Querida encina, tú que eres árbol entenderás esta historia que te traigo hoy viernes:
La rama del almendro
(O los ramalazos de la condición
humana)
De camino a la acequia se puede pasar
por el centro del pueblo, por caminos de tierra con yerbajos o por delante de
las pocas casas que quedan de los hortelanos. Casi todos están jubilados, los
veo allí cavando el pequeño huerto que mantienen por inercia junto al jardín.
Me asomo a la verja, les digo buenos días y sigo mi ruta. Los hortelanos son
buena gente, muy desprendidos y campechanos.

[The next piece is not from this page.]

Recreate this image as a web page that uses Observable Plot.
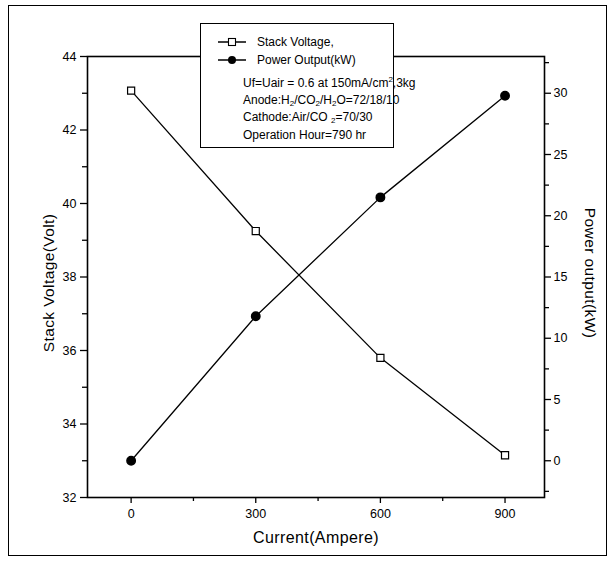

Algunas ramas de sus árboles frutales
se salen del huerto, sobrepasan las cabezas de los que pasamos por allí y nos
ponen ricas frutas por delante de las narices. No hay placer más sabroso,
pecado venial más común, que coger de un árbol ajeno una pieza madura aunque
lleve bicho dentro.
Un día me di cuenta de que la rama
que sobresalía estaba al alcance de mi mano y cargada de almendras amargas, todavía
verdes. Cada día que pasaba, la rama se
combaba más y un día, sin que nadie me viera, cogí tres almendritas y me las
traje a casa. Las escaché en la encimera de la cocina con la piedra redonda de
lava negra que me trajeron del volcán canario y me las comí con el regocijo de
los pájaros glotones.
Al día siguiente había cuatro
almendras en el suelo. Las recogí, ya sin el pesar del pecado y me las llevé a
la cocina. Así poco a poco hice un montoncito para la salsa de un pollo. Era un
aliciente pasar por aquella casa.
Una de esas mañanas estaba el
hortelano cavando y le dije:
-“Qué ricas almendras tiene usted.
Como esta rama se sale me he atrevido a cogerle algunas…”
-“Coge las que quieras, maja. Todos
los años acaban por esbaratarse. Ya les digo a los chicos, pero aquí nadie
quiere almendras.”
-“Ah pues muchas gracias” –contesté-
y seguí andando.
Decidí que en ese caso, ya que nadie
quería las almendras y rodaban por el suelo, llevaría una bolsita pequeña para
recoger al menos las que se habían caído. Busqué una cesta que tenía por ahí
guardada, la puse en la mesa de la cocina y me fui tan contenta a por mi
cosecha de almendras.
Pero cuando llegué a mi destino alguien
había cogido todas las almendras de la rama saliente. En el suelo quedaban unas
pocas. No las quise. De repente dejaron
de interesarme las almendras. Me asomé a
la verja para preguntarle al hombre qué había pasado y no vi a nadie. En las
caminatas posteriores lo vi algunos días cavando, con el culo vuelto, y decidí
que yo me había enfadado con él, por tanto no volví a decirle buenos días.
Hace poco he vuelto a pasar por allí. Estaba dispuesta a venirme a buenas, pero ya no hay
remedio: ha cortado la rama saliente.